Sebbene il value possa performare sia in situazioni difensive che cicliche, tradizionalmente ha sempre guidato i mercati nelle fasi di ripresa economica. Nonostante i crescenti timori di una recessione globale e di sviluppi geopolitici avversi, e nonostante il fatto che nella prima metà dell’anno settori difensivi come i beni di consumo, l’assistenza sanitaria e i servizi di pubblica utilità abbiano sovraperformato aree più cicliche come i settori industriali e finanziari, l’MSCI World Value ha superato l’MSCI World Growth di oltre il 15%.

C’è stato qualche beneficio derivante dai problemi strutturali di approvvigionamento che stanno emergendo nei settori energetico e minerario, che ha spinto questi ultimi verso un forte rialzo, così come il notevole declassamento del settore tecnologico, con un’impronta fortemente growth. Tuttavia, questo spiega solo una parte della dispersione.

L’inflazione più persistente e l’aumento dei tassi modificano il panorama degli investimenti e favoriscono una rotazione più sostenibile verso gli investimenti orientati al value. Sebbene le rotazioni precedenti siano state fugaci, un contesto di tassi in aumento è fondamentale per il value, data la correlazione esistente tra tassi di sconto più elevati e l’attrattiva relativa dei titoli a più breve duration. Inoltre, l’inflazione tipicamente più elevata è associata a migliori prospettive per le società energetiche e minerarie ed è positiva per le aziende con una asset base esistente che dovrebbe gonfiarsi.

Evitare gli estremi

Nonostante quest’anno, ad oggi, il value abbia nettamente sovraperformato il growth, il premio del rapporto P/E per il growth rispetto al value è attualmente pari al 61%, ancora ben al di sopra della mediana del 36% degli ultimi quattro decenni. Ciò lo colloca nell’87° percentile delle osservazioni dal 1984.

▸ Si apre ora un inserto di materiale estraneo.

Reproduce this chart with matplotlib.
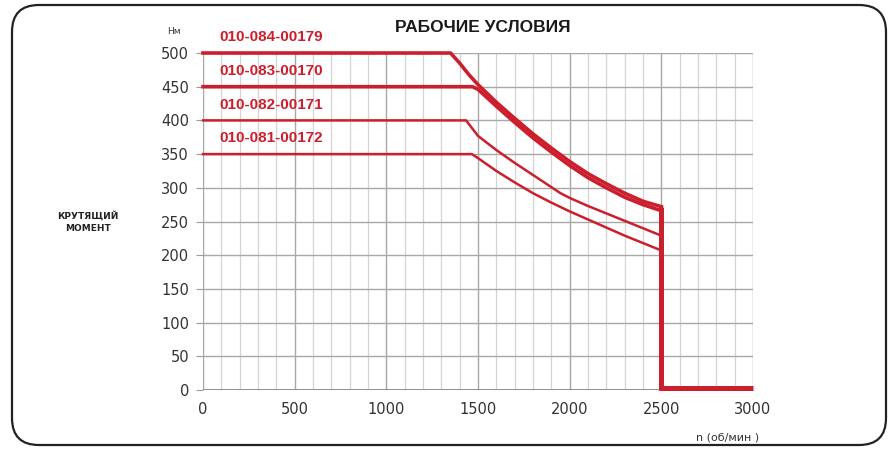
import matplotlib
matplotlib.use("Agg")
import matplotlib.pyplot as plt
from matplotlib.patches import FancyBboxPatch

# ---- data ----
title = "РАБОЧИЕ УСЛОВИЯ"
y_label = "КРУТЯЩИЙ\nМОМЕНТ"
y_unit = "Нм"
x_label = "n (об/мин )"
x_ticks = [0, 500, 1000, 1500, 2000, 2500, 3000]
y_ticks = [0, 50, 100, 150, 200, 250, 300, 350, 400, 450, 500]

models = ["010-084-00179", "010-083-00170", "010-082-00171", "010-081-00172"]
rpm_084 = [0, 1350, 1400, 1450, 1500, 1600, 1700, 1800, 1900, 2000, 2100, 2200, 2300, 2400, 2500]
nm_084 = [500, 500, 485, 468, 453, 427, 403, 380, 359, 339, 321, 306, 292, 280, 272]
rpm_083 = [0, 1470, 1500, 1600, 1700, 1800, 1900, 2000, 2100, 2200, 2300, 2400, 2500]
nm_083 = [450, 450, 446, 421, 397, 374, 353, 333, 315, 300, 286, 275, 266]
rpm_082 = [0, 1435, 1500, 1600, 1700, 1800, 1900, 1950, 2000, 2100, 2200, 2300, 2400, 2500]
nm_082 = [400, 400, 377, 356, 337, 319, 301, 292, 285, 273, 262, 251, 240, 229]
rpm_081 = [0, 1467, 1500, 1600, 1700, 1800, 1900, 2000, 2100, 2200, 2300, 2400, 2500]
nm_081 = [350, 350, 344, 325, 308, 292, 278, 265, 253, 241, 229, 218, 207]
cutoff_rpm = [2500, 2500, 3000]
cutoff_nm = [272, 3, 3]

red = '#cc1f2d'

fig = plt.figure(figsize=(8.96, 4.49), dpi=100)
ax = fig.add_axes([203/896, 1-390/449, 550/896, 337/449])

ax.set_xlim(0, 3000)
ax.set_ylim(0, 500)

# grid
for x in range(0, 3001, 100):
    if x % 500 == 0:
        ax.axvline(x, color='#a8a8a8', lw=1.0, zorder=1)
    else:
        ax.axvline(x, color='#d4d4d4', lw=0.9, zorder=1)
for y in y_ticks:
    ax.axhline(y, color='#a8a8a8', lw=1.0, zorder=1)
ax.axhline(0, color='#808080', lw=1.2, zorder=1)

for s in ax.spines.values():
    s.set_visible(False)

kw = dict(color=red, clip_on=False, solid_joinstyle='round')
ax.plot(rpm_081, nm_081, lw=1.8, zorder=3, **kw)
ax.plot(rpm_082, nm_082, lw=1.8, zorder=3, **kw)
ax.plot(rpm_083, nm_083, lw=2.6, zorder=4, **kw)
ax.plot(rpm_084, nm_084, lw=2.6, zorder=4, **kw)
ax.plot(cutoff_rpm, cutoff_nm, lw=3.6, zorder=5, color=red, clip_on=False,
        solid_capstyle='butt', solid_joinstyle='miter')

# labels above lines
label_y = [nm_084[0], nm_083[0], nm_082[0], nm_081[0]]
for name, yv in zip(models, label_y):
    ax.text(90, yv + 13, name, color=red, fontsize=11, fontweight='bold',
            family=['Liberation Sans', 'DejaVu Sans'], ha='left', va='bottom', zorder=6)

ax.set_xticks(x_ticks)
ax.set_yticks(y_ticks)
ax.tick_params(axis='x', length=0, pad=9, labelsize=10.5, labelcolor='#333333')
ax.tick_params(axis='y', length=5, width=0.8, color='#999999', pad=5, labelsize=10.5, labelcolor='#333333')

fig.text(483/896, 1-27/449, title, ha='center', va='center', fontsize=12.5,
         fontweight='bold', family=['Liberation Sans', 'DejaVu Sans'], color='#1a1a1a')
fig.text(174/896, 1-31/449, y_unit, ha='center', va='center', fontsize=6.5, color='#333333')
fig.text(88/896, 1-222/449, y_label, ha='center', va='center', fontsize=6.5,
         fontweight='bold', color='#222222', linespacing=1.5)
fig.text(728/896, 1-437/449, x_label, ha='center', va='center', fontsize=8, color='#333333')

border = FancyBboxPatch((12/896, 4/449), 874/896, 440/449,
                        boxstyle="round,pad=0,rounding_size=0.03",
                        transform=fig.transFigure, fill=False, ec='#222222', lw=1.6,
                        mutation_aspect=896/449)
fig.patches.append(border)

fig.savefig("out.png", dpi=100)
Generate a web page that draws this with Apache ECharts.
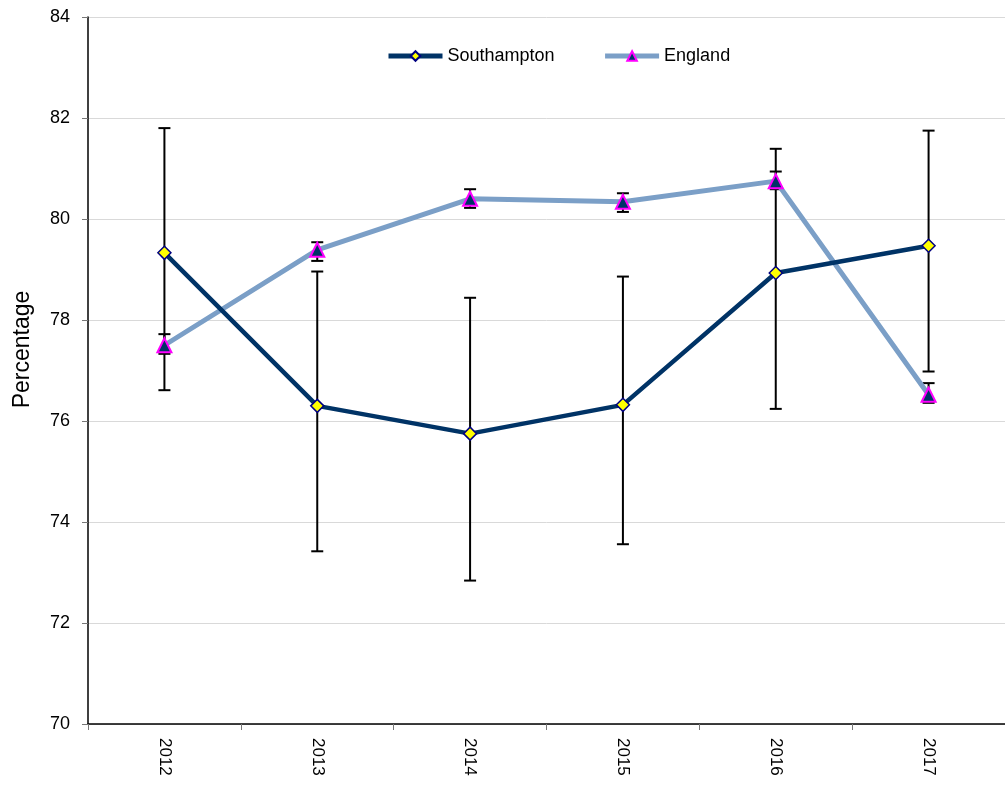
<!DOCTYPE html>
<html>
<head>
<meta charset="utf-8">
<script src="https://cdn.jsdelivr.net/npm/echarts@6/dist/echarts.min.js"></script>
<style>html,body{margin:0;padding:0;background:#fff}#c{width:1005px;height:786px}</style>
</head>
<body>
<div id="c"></div>
<script>
var years = ['2012','2013','2014','2015','2016','2017'];
var sotonValues = [79.33, 76.30, 75.75, 76.32, 78.93, 79.47];
var sotonLow    = [76.61, 73.42, 72.84, 73.56, 76.24, 76.98];
var sotonHigh   = [81.80, 78.96, 78.44, 78.86, 81.39, 81.75];
var engValues   = [77.50, 79.39, 80.40, 80.34, 80.75, 76.52];
var engLow      = [77.33, 79.17, 80.22, 80.14, 80.59, 76.36];
var engHigh     = [77.72, 79.54, 80.59, 80.51, 80.94, 76.75];
var yTicks = [70, 72, 74, 76, 78, 80, 82, 84];

var FONT = '"Liberation Sans", Arial, sans-serif';

function errData(low, high) {
  return years.map(function (y, i) { return [i, low[i], high[i]]; });
}
function renderErr(params, api) {
  var x = api.value(0);
  var lo = api.coord([x, api.value(1)]);
  var hi = api.coord([x, api.value(2)]);
  var hw = 6;
  var st = { stroke: '#000', lineWidth: 2 };
  return {
    type: 'group',
    children: [
      { type: 'line', shape: { x1: lo[0], y1: lo[1], x2: hi[0], y2: hi[1] }, style: st },
      { type: 'line', shape: { x1: lo[0] - hw, y1: lo[1], x2: lo[0] + hw, y2: lo[1] }, style: st },
      { type: 'line', shape: { x1: hi[0] - hw, y1: hi[1], x2: hi[0] + hw, y2: hi[1] }, style: st }
    ]
  };
}

var chart = echarts.init(document.getElementById('c'));
chart.setOption({
  animation: false,
  backgroundColor: '#fff',
  textStyle: { fontFamily: FONT },
  grid: { left: 88, top: 17, bottom: 62, right: -7, containLabel: false },
  legend: {
    data: [
      { name: 'Southampton', lineStyle: { width: 5, color: '#003366' } },
      { name: 'England', lineStyle: { width: 5, color: '#7b9fc7' } }
    ],
    top: 47,
    left: 386,
    padding: 0,
    itemWidth: 54,
    itemHeight: 12,
    itemGap: 48,
    lineStyle: { width: 5 },
    textStyle: { fontFamily: FONT, fontSize: 18, color: '#000', padding: [0, 0, 0, 0] }
  },
  xAxis: {
    type: 'category',
    data: years,
    boundaryGap: true,
    axisLine: { lineStyle: { color: '#000', width: 1.5 } },
    axisTick: { show: true, length: 6, lineStyle: { color: '#777' }, alignWithLabel: false },
    axisLabel: { rotate: -90, fontSize: 17, color: '#000', margin: 14, fontFamily: FONT },
    splitLine: { show: false }
  },
  yAxis: {
    type: 'value',
    min: 70, max: 84, interval: 2,
    name: 'Percentage',
    nameLocation: 'middle',
    nameGap: 54,
    nameTextStyle: { fontSize: 23, color: '#000', fontFamily: FONT, padding: [0, 0, 0, 42] },
    axisLine: { show: true, lineStyle: { color: '#000', width: 1.5 } },
    axisTick: { show: true, length: 6, lineStyle: { color: '#777' } },
    axisLabel: { fontSize: 18, color: '#000', margin: 18, fontFamily: FONT },
    splitLine: { show: true, lineStyle: { color: '#d9d9d9', width: 1 } }
  },
  series: [
    {
      name: 'Southampton',
      type: 'line',
      data: sotonValues,
      z: 3,
      symbol: 'diamond',
      symbolSize: 13,
      lineStyle: { color: '#003366', width: 4.5 },
      itemStyle: { color: '#ffff00', borderColor: '#000080', borderWidth: 1.5 },
      color: '#003366'
    },
    {
      name: 'England',
      type: 'line',
      data: engValues,
      z: 2,
      symbol: 'triangle',
      symbolSize: 14,
      lineStyle: { color: '#7b9fc7', width: 5 },
      itemStyle: { color: '#003366', borderColor: '#ff00ff', borderWidth: 2 },
      color: '#7b9fc7'
    },
    {
      name: 'sotonErr',
      type: 'custom',
      data: errData(sotonLow, sotonHigh),
      renderItem: renderErr,
      z: 1,
      silent: true
    },
    {
      name: 'engErr',
      type: 'custom',
      data: errData(engLow, engHigh),
      renderItem: renderErr,
      z: 1,
      silent: true
    }
  ]
});
</script>
</body>
</html>
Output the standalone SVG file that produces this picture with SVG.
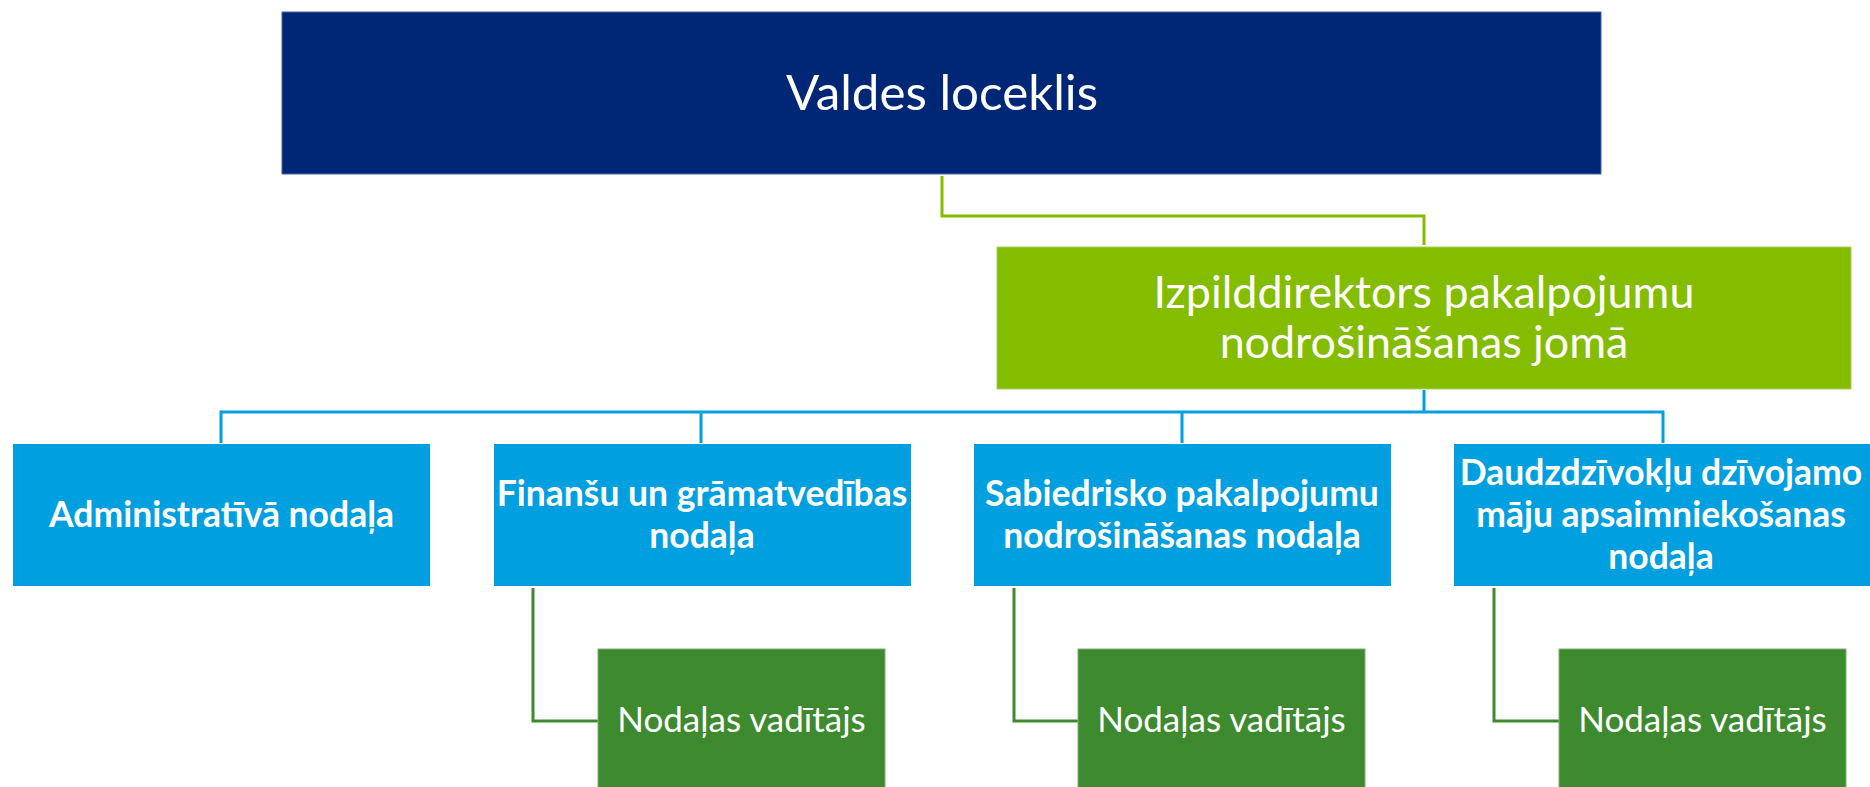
<svg xmlns="http://www.w3.org/2000/svg" width="1870" height="787" viewBox="0 0 1870 787">
<style>
.t{fill:#fff;text-anchor:middle;font-family:Lato,"Open Sans","Liberation Sans",sans-serif}
.b{font-weight:bold;font-size:35.5px}
.c{fill:none;stroke-width:3}
</style>
<rect width="1870" height="787" fill="#fff"/>
<g id="connectors">
<path class="c" stroke="#84BD00" d="M942,176 V216 H1424 V245"/>
<path class="c" stroke="#00A0E0" d="M1424,390 V412 M221,443 V412 H1663 V443 M701,412 V443 M1182,412 V443"/>
<path class="c" stroke="#3D8B2F" d="M533,588 V721 H598 M1014,588 V721 H1078 M1494,588 V721 H1559"/>
</g>
<g id="valdes">
<rect x="282" y="12" width="1319" height="162" fill="#002776" stroke="#4a65a0" stroke-width="1"/>
<text class="t" x="942" y="110" font-size="49.3">Valdes loceklis</text>
</g>
<g id="izpilddirektors">
<rect x="997" y="247" width="854" height="142" fill="#84BC00" stroke="#a8d060" stroke-width="1"/>
<text class="t" x="1424" y="308" font-size="44.8">Izpilddirektors pakalpojumu</text>
<text class="t" x="1424" y="358" font-size="44.8">nodrošināšanas jomā</text>
</g>
<g id="administrativa">
<rect x="13" y="444" width="417" height="142" fill="#009FDF"/>
<text class="t b" x="221.5" y="527">Administratīvā nodaļa</text>
</g>
<g id="finansu">
<rect x="494" y="444" width="417" height="142" fill="#009FDF"/>
<text class="t b" x="702" y="506">Finanšu un grāmatvedības</text>
<text class="t b" x="702" y="548">nodaļa</text>
</g>
<g id="sabiedrisko">
<rect x="974" y="444" width="417" height="142" fill="#009FDF"/>
<text class="t b" x="1182" y="506">Sabiedrisko pakalpojumu</text>
<text class="t b" x="1182" y="548">nodrošināšanas nodaļa</text>
</g>
<g id="daudzdzivoklu">
<rect x="1454" y="444" width="417" height="142" fill="#009FDF"/>
<text class="t b" x="1661" y="485">Daudzdzīvokļu dzīvojamo</text>
<text class="t b" x="1661" y="527">māju apsaimniekošanas</text>
<text class="t b" x="1661" y="569">nodaļa</text>
</g>
<g id="vaditajs1">
<rect x="598" y="649" width="287" height="150" fill="#3D8A2F" stroke="#7fb070" stroke-width="1"/>
<text class="t" x="741.5" y="732" font-size="35">Nodaļas vadītājs</text>
</g>
<g id="vaditajs2">
<rect x="1078" y="649" width="287" height="150" fill="#3D8A2F" stroke="#7fb070" stroke-width="1"/>
<text class="t" x="1221.5" y="732" font-size="35">Nodaļas vadītājs</text>
</g>
<g id="vaditajs3">
<rect x="1559" y="649" width="287" height="150" fill="#3D8A2F" stroke="#7fb070" stroke-width="1"/>
<text class="t" x="1702.5" y="732" font-size="35">Nodaļas vadītājs</text>
</g>
</svg>
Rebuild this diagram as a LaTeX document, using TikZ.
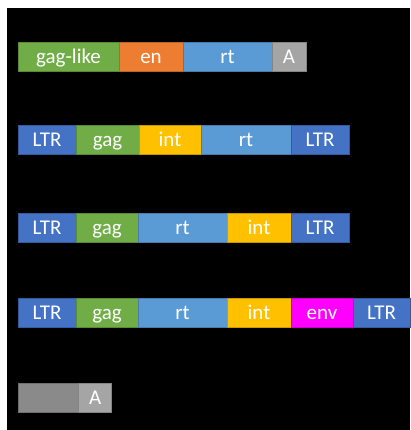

Inoltre, gli spread di valutazione nella maggior parte dei Paesi sono ancora al di sopra dei livelli storici medi, presentando buone opportunità per gli investitori orientati al value. Tuttavia, è importante comprendere i rischi secolari ed evitare le trappole del value, per cui sarà importante concentrarsi sui fondamentali.

Poiché ci troviamo di fronte a un cambiamento di paradigma nell’economia globale, non è il momento di investire negli estremi del value o del growth. Se da un lato molti temi secolari resisteranno, come il cloud e la cybersecurity, dall’altro il cambiamento di regime apre la strada ai titoli ciclici di qualità, che potranno beneficiare dell’affievolirsi dei venti contrari dell’ultimo decennio e dell’emergere di nuove opportunità, come la transizione ecologica. La diversificazione sarà comunque fondamentale, poiché il mercato continua a oscillare. Non si tratta più di una questione di value contro growth, ma di value e growth.